== WHAT THE TASK ASKS ==
Pull out all lines from the listing below in which the word "that" appears.

start RAW DATA

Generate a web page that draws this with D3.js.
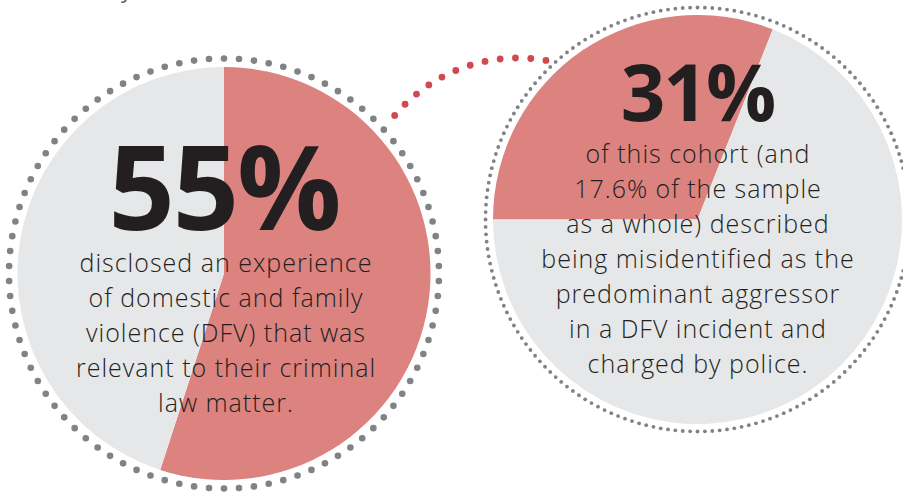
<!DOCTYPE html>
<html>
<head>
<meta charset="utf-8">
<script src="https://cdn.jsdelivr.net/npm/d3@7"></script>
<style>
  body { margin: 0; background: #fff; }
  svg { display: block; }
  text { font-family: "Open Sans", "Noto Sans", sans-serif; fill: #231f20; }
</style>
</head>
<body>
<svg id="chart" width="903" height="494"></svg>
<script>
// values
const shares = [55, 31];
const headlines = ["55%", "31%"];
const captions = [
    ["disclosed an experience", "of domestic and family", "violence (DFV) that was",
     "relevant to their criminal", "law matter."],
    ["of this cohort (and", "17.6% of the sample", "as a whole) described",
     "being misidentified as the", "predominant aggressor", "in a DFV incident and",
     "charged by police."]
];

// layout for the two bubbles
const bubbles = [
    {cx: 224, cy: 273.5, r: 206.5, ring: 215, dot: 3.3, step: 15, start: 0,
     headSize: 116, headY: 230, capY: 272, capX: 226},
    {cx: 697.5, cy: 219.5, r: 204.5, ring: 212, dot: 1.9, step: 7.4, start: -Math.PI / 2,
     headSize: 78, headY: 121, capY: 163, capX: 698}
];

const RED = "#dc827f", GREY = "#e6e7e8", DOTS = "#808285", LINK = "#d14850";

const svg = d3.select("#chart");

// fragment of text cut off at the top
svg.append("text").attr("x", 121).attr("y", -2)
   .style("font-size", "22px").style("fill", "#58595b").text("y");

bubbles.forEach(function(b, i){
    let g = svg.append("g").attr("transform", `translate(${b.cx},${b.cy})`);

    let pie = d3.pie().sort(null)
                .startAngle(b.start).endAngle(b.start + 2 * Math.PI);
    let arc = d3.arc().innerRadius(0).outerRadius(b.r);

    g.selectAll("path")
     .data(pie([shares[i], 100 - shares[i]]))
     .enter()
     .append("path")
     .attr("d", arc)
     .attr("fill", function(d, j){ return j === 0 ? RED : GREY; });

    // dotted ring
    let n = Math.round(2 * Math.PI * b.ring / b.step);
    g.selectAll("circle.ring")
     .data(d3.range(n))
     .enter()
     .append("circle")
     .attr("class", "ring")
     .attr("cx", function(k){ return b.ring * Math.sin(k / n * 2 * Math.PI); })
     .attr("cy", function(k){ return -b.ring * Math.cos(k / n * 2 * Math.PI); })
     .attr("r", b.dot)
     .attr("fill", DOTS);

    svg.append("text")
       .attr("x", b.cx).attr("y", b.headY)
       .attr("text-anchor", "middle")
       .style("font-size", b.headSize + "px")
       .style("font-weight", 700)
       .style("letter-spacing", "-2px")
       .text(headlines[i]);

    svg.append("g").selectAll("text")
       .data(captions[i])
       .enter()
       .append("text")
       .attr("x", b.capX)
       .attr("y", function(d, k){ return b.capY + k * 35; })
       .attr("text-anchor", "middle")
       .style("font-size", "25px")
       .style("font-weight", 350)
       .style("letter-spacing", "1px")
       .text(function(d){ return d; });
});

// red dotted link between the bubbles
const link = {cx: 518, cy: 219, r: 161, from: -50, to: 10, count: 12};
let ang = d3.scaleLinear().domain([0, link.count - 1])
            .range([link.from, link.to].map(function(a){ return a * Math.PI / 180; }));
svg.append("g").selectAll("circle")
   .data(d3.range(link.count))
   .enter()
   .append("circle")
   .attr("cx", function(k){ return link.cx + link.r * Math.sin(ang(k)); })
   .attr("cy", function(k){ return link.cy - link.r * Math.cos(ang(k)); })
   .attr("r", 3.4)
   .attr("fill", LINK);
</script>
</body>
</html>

end RAW DATA

== RESPONSE TO THE EXERCISE ==
Generate a web page that draws this with D3.js.
    ["disclosed an experience", "of domestic and family", "violence (DFV) that was",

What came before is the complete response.